### [Aim]
Every line of the listing must be reproduced as it stands. Leave the images behind.

### [Dataset excerpt]
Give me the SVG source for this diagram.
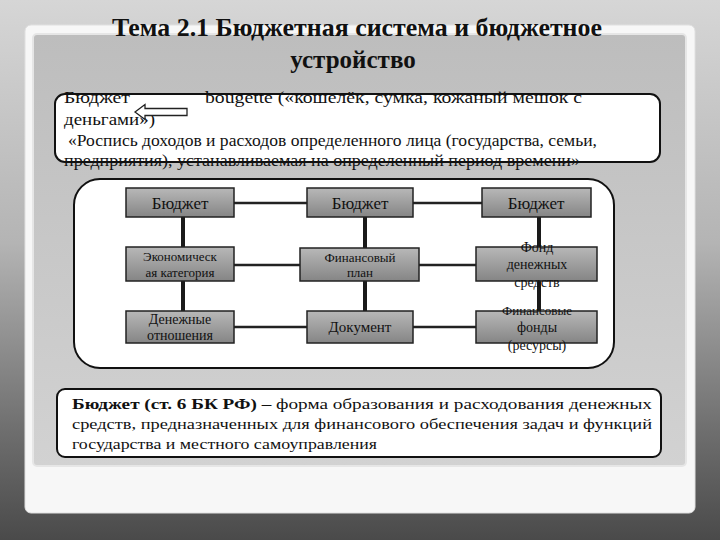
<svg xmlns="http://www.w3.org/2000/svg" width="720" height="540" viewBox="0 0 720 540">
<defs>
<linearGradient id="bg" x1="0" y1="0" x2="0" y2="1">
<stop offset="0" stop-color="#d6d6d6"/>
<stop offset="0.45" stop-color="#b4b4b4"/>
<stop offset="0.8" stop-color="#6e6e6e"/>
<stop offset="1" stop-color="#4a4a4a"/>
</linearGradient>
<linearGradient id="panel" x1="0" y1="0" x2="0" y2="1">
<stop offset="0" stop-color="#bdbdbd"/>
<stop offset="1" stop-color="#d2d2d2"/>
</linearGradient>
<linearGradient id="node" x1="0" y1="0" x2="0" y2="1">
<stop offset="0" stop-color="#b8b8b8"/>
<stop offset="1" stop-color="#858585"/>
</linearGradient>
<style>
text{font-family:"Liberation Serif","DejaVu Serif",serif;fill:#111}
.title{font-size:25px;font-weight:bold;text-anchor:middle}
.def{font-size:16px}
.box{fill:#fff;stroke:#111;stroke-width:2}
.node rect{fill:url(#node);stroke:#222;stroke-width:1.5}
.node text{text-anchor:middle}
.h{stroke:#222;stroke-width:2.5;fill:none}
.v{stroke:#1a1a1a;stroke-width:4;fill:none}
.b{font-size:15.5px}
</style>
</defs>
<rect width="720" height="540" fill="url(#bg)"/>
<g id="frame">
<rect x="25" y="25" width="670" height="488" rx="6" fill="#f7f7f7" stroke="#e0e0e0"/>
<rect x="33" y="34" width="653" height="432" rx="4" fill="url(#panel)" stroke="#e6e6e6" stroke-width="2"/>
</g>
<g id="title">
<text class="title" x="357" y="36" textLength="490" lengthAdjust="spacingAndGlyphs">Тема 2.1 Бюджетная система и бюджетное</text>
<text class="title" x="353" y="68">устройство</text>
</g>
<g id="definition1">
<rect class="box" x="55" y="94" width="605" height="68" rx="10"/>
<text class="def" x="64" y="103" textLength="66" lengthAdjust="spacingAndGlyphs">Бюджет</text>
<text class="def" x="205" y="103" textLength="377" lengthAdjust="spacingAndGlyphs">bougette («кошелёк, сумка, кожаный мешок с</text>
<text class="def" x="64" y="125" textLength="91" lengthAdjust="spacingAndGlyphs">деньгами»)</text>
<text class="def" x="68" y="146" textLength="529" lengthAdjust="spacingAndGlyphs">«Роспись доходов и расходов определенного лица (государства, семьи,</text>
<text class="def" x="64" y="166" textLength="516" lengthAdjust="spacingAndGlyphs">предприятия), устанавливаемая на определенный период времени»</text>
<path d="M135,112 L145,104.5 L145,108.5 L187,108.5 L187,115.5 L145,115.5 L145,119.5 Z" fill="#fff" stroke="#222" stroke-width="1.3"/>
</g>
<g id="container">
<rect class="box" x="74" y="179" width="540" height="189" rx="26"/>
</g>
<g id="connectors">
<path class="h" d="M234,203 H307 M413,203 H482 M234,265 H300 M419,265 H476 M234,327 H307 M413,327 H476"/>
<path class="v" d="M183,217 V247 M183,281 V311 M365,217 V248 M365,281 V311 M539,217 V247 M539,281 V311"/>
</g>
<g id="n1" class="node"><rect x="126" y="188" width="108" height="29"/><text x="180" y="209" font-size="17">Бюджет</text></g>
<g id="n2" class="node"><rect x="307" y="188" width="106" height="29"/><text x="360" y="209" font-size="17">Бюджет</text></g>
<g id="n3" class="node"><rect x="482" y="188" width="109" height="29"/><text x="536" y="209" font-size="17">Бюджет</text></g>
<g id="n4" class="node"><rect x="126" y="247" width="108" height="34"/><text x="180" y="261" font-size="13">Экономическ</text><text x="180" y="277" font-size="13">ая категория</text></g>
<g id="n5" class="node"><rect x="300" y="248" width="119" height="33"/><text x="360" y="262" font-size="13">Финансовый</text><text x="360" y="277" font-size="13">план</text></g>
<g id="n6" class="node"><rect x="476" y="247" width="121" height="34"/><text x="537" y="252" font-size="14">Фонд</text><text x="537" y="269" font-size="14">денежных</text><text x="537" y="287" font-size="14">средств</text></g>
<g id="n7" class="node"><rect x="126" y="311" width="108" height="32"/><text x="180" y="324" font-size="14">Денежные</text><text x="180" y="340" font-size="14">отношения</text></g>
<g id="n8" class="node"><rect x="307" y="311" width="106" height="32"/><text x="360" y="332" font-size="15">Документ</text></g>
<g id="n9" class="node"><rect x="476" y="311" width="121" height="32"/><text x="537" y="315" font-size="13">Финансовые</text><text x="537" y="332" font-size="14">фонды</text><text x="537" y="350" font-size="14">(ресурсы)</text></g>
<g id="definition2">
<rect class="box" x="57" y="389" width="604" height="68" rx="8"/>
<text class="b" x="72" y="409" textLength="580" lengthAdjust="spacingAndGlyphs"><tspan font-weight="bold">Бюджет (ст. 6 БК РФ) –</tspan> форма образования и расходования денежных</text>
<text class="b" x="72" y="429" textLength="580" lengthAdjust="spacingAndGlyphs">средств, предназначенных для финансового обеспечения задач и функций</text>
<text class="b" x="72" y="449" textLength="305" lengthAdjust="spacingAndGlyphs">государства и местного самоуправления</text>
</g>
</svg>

### [Result for this task]
Give me the SVG source for this diagram.
<svg xmlns="http://www.w3.org/2000/svg" width="720" height="540" viewBox="0 0 720 540">
<defs>
<linearGradient id="bg" x1="0" y1="0" x2="0" y2="1">
<stop offset="0" stop-color="#d6d6d6"/>
<stop offset="0.45" stop-color="#b4b4b4"/>
<stop offset="0.8" stop-color="#6e6e6e"/>
<stop offset="1" stop-color="#4a4a4a"/>
</linearGradient>
<linearGradient id="panel" x1="0" y1="0" x2="0" y2="1">
<stop offset="0" stop-color="#bdbdbd"/>
<stop offset="1" stop-color="#d2d2d2"/>
</linearGradient>
<linearGradient id="node" x1="0" y1="0" x2="0" y2="1">
<stop offset="0" stop-color="#b8b8b8"/>
<stop offset="1" stop-color="#858585"/>
</linearGradient>
<style>
text{font-family:"Liberation Serif","DejaVu Serif",serif;fill:#111}
.title{font-size:25px;font-weight:bold;text-anchor:middle}
.def{font-size:16px}
.box{fill:#fff;stroke:#111;stroke-width:2}
.node rect{fill:url(#node);stroke:#222;stroke-width:1.5}
.node text{text-anchor:middle}
.h{stroke:#222;stroke-width:2.5;fill:none}
.v{stroke:#1a1a1a;stroke-width:4;fill:none}
.b{font-size:15.5px}
</style>
</defs>
<rect width="720" height="540" fill="url(#bg)"/>
<g id="frame">
<rect x="25" y="25" width="670" height="488" rx="6" fill="#f7f7f7" stroke="#e0e0e0"/>
<rect x="33" y="34" width="653" height="432" rx="4" fill="url(#panel)" stroke="#e6e6e6" stroke-width="2"/>
</g>
<g id="title">
<text class="title" x="357" y="36" textLength="490" lengthAdjust="spacingAndGlyphs">Тема 2.1 Бюджетная система и бюджетное</text>
<text class="title" x="353" y="68">устройство</text>
</g>
<g id="definition1">
<rect class="box" x="55" y="94" width="605" height="68" rx="10"/>
<text class="def" x="64" y="103" textLength="66" lengthAdjust="spacingAndGlyphs">Бюджет</text>
<text class="def" x="205" y="103" textLength="377" lengthAdjust="spacingAndGlyphs">bougette («кошелёк, сумка, кожаный мешок с</text>
<text class="def" x="64" y="125" textLength="91" lengthAdjust="spacingAndGlyphs">деньгами»)</text>
<text class="def" x="68" y="146" textLength="529" lengthAdjust="spacingAndGlyphs">«Роспись доходов и расходов определенного лица (государства, семьи,</text>
<text class="def" x="64" y="166" textLength="516" lengthAdjust="spacingAndGlyphs">предприятия), устанавливаемая на определенный период времени»</text>
<path d="M135,112 L145,104.5 L145,108.5 L187,108.5 L187,115.5 L145,115.5 L145,119.5 Z" fill="#fff" stroke="#222" stroke-width="1.3"/>
</g>
<g id="container">
<rect class="box" x="74" y="179" width="540" height="189" rx="26"/>
</g>
<g id="connectors">
<path class="h" d="M234,203 H307 M413,203 H482 M234,265 H300 M419,265 H476 M234,327 H307 M413,327 H476"/>
<path class="v" d="M183,217 V247 M183,281 V311 M365,217 V248 M365,281 V311 M539,217 V247 M539,281 V311"/>
</g>
<g id="n1" class="node"><rect x="126" y="188" width="108" height="29"/><text x="180" y="209" font-size="17">Бюджет</text></g>
<g id="n2" class="node"><rect x="307" y="188" width="106" height="29"/><text x="360" y="209" font-size="17">Бюджет</text></g>
<g id="n3" class="node"><rect x="482" y="188" width="109" height="29"/><text x="536" y="209" font-size="17">Бюджет</text></g>
<g id="n4" class="node"><rect x="126" y="247" width="108" height="34"/><text x="180" y="261" font-size="13">Экономическ</text><text x="180" y="277" font-size="13">ая категория</text></g>
<g id="n5" class="node"><rect x="300" y="248" width="119" height="33"/><text x="360" y="262" font-size="13">Финансовый</text><text x="360" y="277" font-size="13">план</text></g>
<g id="n6" class="node"><rect x="476" y="247" width="121" height="34"/><text x="537" y="252" font-size="14">Фонд</text><text x="537" y="269" font-size="14">денежных</text><text x="537" y="287" font-size="14">средств</text></g>
<g id="n7" class="node"><rect x="126" y="311" width="108" height="32"/><text x="180" y="324" font-size="14">Денежные</text><text x="180" y="340" font-size="14">отношения</text></g>
<g id="n8" class="node"><rect x="307" y="311" width="106" height="32"/><text x="360" y="332" font-size="15">Документ</text></g>
<g id="n9" class="node"><rect x="476" y="311" width="121" height="32"/><text x="537" y="315" font-size="13">Финансовые</text><text x="537" y="332" font-size="14">фонды</text><text x="537" y="350" font-size="14">(ресурсы)</text></g>
<g id="definition2">
<rect class="box" x="57" y="389" width="604" height="68" rx="8"/>
<text class="b" x="72" y="409" textLength="580" lengthAdjust="spacingAndGlyphs"><tspan font-weight="bold">Бюджет (ст. 6 БК РФ) –</tspan> форма образования и расходования денежных</text>
<text class="b" x="72" y="429" textLength="580" lengthAdjust="spacingAndGlyphs">средств, предназначенных для финансового обеспечения задач и функций</text>
<text class="b" x="72" y="449" textLength="305" lengthAdjust="spacingAndGlyphs">государства и местного самоуправления</text>
</g>
</svg>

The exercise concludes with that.